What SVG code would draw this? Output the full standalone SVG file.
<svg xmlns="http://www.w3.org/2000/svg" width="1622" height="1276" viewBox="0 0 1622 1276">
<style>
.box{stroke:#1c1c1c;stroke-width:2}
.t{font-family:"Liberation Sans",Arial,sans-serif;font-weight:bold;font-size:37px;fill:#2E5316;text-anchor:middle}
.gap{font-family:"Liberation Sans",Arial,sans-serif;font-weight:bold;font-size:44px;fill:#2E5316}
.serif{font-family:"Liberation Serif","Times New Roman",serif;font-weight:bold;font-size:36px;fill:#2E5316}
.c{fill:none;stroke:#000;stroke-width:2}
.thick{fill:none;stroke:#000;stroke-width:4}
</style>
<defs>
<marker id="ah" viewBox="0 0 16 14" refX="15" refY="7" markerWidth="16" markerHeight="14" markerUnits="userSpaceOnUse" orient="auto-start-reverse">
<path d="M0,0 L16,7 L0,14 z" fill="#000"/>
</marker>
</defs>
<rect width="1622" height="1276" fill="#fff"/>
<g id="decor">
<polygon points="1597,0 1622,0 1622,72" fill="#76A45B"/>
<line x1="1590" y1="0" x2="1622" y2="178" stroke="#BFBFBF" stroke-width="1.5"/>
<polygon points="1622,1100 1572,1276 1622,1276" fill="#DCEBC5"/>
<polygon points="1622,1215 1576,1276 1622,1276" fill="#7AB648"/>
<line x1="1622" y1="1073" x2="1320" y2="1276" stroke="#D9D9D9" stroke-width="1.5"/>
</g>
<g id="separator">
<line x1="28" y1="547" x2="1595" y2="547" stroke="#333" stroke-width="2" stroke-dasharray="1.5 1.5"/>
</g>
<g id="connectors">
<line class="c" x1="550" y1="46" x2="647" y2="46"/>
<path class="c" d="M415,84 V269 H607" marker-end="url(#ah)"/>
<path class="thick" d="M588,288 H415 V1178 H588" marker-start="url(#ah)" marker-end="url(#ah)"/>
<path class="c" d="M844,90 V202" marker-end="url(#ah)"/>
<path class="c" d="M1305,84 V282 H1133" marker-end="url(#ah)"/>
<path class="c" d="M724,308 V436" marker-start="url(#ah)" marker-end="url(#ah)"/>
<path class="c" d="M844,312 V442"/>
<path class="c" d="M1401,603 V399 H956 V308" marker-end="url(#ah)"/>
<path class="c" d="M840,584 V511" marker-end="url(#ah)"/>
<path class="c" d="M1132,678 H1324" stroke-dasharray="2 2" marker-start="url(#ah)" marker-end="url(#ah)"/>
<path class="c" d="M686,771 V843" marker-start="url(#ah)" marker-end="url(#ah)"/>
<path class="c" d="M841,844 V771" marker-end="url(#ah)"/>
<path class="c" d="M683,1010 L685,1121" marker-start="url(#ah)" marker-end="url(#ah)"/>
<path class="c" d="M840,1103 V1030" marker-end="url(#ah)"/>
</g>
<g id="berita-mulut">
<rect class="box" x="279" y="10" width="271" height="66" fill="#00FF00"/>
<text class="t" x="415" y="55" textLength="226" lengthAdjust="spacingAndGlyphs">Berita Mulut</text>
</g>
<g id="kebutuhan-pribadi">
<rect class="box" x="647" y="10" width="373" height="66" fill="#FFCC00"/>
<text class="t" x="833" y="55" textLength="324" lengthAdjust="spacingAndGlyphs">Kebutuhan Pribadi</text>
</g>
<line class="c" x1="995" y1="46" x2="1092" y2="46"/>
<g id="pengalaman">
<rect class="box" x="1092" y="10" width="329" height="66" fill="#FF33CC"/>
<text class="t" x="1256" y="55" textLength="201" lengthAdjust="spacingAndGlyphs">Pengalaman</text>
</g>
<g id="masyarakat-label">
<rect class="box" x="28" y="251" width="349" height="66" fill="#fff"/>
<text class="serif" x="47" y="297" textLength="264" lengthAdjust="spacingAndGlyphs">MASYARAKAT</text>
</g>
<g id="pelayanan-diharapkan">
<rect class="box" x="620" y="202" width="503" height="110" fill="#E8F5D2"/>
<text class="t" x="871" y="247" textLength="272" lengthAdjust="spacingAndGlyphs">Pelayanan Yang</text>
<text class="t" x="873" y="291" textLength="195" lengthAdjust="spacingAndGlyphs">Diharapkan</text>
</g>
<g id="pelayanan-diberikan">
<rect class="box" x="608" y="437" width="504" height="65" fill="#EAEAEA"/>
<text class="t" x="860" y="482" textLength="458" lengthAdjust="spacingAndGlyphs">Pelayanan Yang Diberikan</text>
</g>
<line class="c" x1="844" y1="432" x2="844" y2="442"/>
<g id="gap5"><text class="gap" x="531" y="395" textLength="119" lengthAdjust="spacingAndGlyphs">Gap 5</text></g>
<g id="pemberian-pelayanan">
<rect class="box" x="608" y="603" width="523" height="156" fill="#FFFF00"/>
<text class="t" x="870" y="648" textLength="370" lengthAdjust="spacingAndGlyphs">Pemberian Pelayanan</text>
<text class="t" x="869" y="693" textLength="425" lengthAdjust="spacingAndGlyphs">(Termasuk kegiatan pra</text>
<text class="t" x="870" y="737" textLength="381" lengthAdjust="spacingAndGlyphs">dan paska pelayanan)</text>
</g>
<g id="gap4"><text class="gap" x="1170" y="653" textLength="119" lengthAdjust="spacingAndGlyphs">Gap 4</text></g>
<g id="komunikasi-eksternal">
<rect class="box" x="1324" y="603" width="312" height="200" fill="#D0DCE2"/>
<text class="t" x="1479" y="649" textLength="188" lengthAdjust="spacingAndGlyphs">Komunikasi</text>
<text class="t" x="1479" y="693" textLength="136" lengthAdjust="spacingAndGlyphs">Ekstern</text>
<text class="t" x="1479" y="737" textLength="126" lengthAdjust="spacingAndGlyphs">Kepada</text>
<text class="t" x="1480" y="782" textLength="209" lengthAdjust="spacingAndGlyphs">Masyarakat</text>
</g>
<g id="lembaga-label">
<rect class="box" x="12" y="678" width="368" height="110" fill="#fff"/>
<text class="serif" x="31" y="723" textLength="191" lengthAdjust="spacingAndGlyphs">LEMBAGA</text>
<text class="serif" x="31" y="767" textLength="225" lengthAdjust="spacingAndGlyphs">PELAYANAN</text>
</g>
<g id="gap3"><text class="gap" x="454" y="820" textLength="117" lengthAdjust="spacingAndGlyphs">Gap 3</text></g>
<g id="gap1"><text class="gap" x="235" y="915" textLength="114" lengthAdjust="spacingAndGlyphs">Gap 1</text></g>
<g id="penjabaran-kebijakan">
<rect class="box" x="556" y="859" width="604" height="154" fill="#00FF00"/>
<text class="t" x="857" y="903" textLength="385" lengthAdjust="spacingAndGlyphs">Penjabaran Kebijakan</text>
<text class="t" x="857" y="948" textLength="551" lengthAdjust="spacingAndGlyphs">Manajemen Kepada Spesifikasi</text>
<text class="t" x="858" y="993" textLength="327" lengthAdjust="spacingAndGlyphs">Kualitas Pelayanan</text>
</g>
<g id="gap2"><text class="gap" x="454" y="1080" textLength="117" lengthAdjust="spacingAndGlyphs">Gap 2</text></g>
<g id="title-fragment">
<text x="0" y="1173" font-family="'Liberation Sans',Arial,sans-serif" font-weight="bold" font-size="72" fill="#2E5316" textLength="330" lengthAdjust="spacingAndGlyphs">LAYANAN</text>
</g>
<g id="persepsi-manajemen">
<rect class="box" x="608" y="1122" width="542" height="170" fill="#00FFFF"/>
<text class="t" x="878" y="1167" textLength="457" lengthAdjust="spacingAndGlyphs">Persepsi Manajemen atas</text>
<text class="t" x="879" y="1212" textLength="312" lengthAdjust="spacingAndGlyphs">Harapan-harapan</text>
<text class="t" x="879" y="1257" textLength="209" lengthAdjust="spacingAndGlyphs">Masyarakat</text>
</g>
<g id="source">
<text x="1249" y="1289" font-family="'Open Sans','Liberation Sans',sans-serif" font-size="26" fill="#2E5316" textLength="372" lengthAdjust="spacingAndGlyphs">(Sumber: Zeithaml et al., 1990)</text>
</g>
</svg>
════════════════════
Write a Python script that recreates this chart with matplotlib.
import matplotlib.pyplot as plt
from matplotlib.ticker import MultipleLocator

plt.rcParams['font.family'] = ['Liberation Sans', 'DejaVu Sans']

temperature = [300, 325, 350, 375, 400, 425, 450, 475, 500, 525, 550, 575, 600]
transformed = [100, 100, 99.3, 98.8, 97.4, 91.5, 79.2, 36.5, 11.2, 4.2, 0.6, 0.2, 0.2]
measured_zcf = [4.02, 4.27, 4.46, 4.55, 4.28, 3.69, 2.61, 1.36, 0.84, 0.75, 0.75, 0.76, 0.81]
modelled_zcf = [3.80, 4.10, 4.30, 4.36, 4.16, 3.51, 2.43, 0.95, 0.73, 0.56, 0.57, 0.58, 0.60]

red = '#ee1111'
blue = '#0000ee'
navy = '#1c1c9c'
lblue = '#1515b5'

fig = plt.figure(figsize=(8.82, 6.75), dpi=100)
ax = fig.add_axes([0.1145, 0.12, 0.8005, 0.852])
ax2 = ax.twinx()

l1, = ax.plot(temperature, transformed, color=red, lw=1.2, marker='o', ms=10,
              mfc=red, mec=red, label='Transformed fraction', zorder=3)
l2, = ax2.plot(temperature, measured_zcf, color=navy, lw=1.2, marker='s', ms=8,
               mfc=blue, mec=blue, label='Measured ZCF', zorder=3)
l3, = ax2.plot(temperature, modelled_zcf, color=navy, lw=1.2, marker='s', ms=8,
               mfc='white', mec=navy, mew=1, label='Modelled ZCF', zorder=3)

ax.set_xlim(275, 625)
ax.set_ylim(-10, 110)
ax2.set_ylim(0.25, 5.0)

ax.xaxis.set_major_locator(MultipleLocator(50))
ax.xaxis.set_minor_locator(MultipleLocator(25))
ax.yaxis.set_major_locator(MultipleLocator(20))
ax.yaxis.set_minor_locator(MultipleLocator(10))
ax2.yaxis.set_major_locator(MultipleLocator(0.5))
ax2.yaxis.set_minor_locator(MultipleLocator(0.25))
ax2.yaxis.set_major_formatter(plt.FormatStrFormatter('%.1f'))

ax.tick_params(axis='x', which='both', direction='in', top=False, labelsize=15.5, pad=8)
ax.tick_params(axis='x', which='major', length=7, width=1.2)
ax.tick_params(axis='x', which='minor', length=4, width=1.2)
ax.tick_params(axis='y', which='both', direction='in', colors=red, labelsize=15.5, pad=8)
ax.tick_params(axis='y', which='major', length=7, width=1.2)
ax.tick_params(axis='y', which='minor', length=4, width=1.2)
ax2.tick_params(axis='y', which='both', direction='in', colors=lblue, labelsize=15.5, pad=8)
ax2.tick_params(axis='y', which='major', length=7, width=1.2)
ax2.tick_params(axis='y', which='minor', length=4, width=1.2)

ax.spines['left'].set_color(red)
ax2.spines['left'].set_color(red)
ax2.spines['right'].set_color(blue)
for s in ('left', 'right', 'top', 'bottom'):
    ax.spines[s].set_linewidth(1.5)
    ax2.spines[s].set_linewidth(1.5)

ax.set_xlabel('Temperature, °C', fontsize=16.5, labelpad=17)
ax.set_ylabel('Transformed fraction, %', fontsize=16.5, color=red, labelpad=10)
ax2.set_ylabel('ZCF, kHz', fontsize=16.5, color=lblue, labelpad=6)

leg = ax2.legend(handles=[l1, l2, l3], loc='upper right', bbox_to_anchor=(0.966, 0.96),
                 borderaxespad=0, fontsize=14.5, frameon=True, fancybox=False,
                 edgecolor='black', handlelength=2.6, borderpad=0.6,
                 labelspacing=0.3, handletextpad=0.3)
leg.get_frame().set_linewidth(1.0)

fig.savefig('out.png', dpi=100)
════════════════════
◆ What to produce
Above are the records; print exactly the lines from the line with "Write a Python" to the line with "plt.rcParams['font.family'] = ['Liberation", including both, and nothing else.

◆ The solution
Write a Python script that recreates this chart with matplotlib.
import matplotlib.pyplot as plt
from matplotlib.ticker import MultipleLocator

plt.rcParams['font.family'] = ['Liberation Sans', 'DejaVu Sans']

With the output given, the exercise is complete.